In the summer of 2015 I entered in my first relationship; my imminent departure embedded this with the irresistible drama of being star-crossed lovers. We were only together for a couple of months, but my partner came to represent all the things I was leaving behind – all the familiar comforts of home that I realised I had been taking for granted. It was ludicrous to even consider dropping all my plans to stay at home just for this extremely short relationship but I’ll admit that I thought about it – I still consider that summer to be the happiest time of my life. We dropped hints to each other – that he should come to Canberra, that we should try long-distance, that maybe we’d reconnect if and when I got back – but the greater pressure was on me to stay in Perth.

I’m not saying that women shouldn’t make professional sacrifices for their personal relationships, but the timing was all wrong. I couldn’t throw away my future for a boy I had known for a few weeks and the reality was that I never wanted even the best-case scenario for this relationship. I didn’t want to settle down in Perth, with its limited opportunities and aggressive anti-intellectualism, and I knew that no partner in the world could separate me from that conviction. Throughout history men have left women when reality beckoned, but when I did the leaving, I was wracked with guilt. This emotion had to be largely left unexpressed, however, because a double standard emerged: whilst he was allowed to feel upset that I was leaving, I was not, because leaving was my choice. Things ended rather catastrophically and I haven’t heard anything from him, even though I’ve been back in Perth for six months now. I miss him every day, and I sometimes wonder what would have happened if I had made different choices.

This context haunted my year at ANU, compounded by the reality that Honours is a lonely year. Independent research is not conducive to a bustling social life, I didn’t know anybody in my classes, and anxiety obstructed any social opportunities even further. In the deafening silence of my room I dwelled endlessly on my failed relationship, on my homesickness, on the pressure to prove that I could somehow make a life out of the choices I had made. I was heartbroken and lonely and slipping back into depression, which I had struggled with in my early teens. Some days I didn’t make it to class; some days I didn’t make it out of bed to make a cup of tea. Having the opportunity to move interstate to chase your far-fetched dreams is a privilege and a luxury, but it was also the most difficult thing I’d ever done.

It can be incredibly discouraging to be punished not only for having left but also for having returned, and to be treated like the failure I’m pretty sure I’m not, at least not yet.

After graduation I came back home, exhausted. I was proud of what I had achieved at ANU, but I hadn’t quite hit the very high bar I had set for myself. I decided to take a year off study – having never taken a gap year, by the time I had graduated from ANU I had been in one institution or another for 20 of my 21 years. Now I live at home, I help out around the house, I work in the childcare industry, and I’m working on trying to get a doctoral position lined up for next year. In the Asian community I know tongues are already wagging; to them I am not a kid on a gap year, I am a boomerang millennial, home from a very expensive failed experiment.
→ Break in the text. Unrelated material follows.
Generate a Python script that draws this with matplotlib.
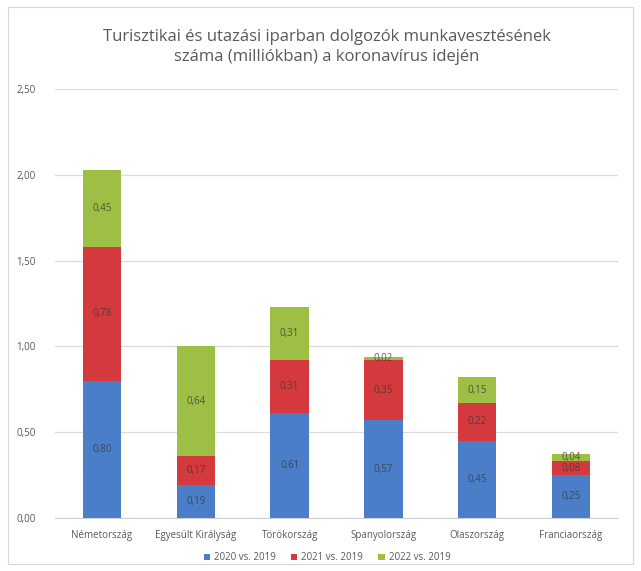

I made some very difficult choices and gritted my teeth through a very rough year. It can be incredibly discouraging to be punished not only for having left but also for having returned, and to be treated like the failure I’m pretty sure I’m not, at least not yet. I don’t regret it though – these difficult years have only confirmed for me that I am allowed to seek what is best for myself and for my future, no matter what others think.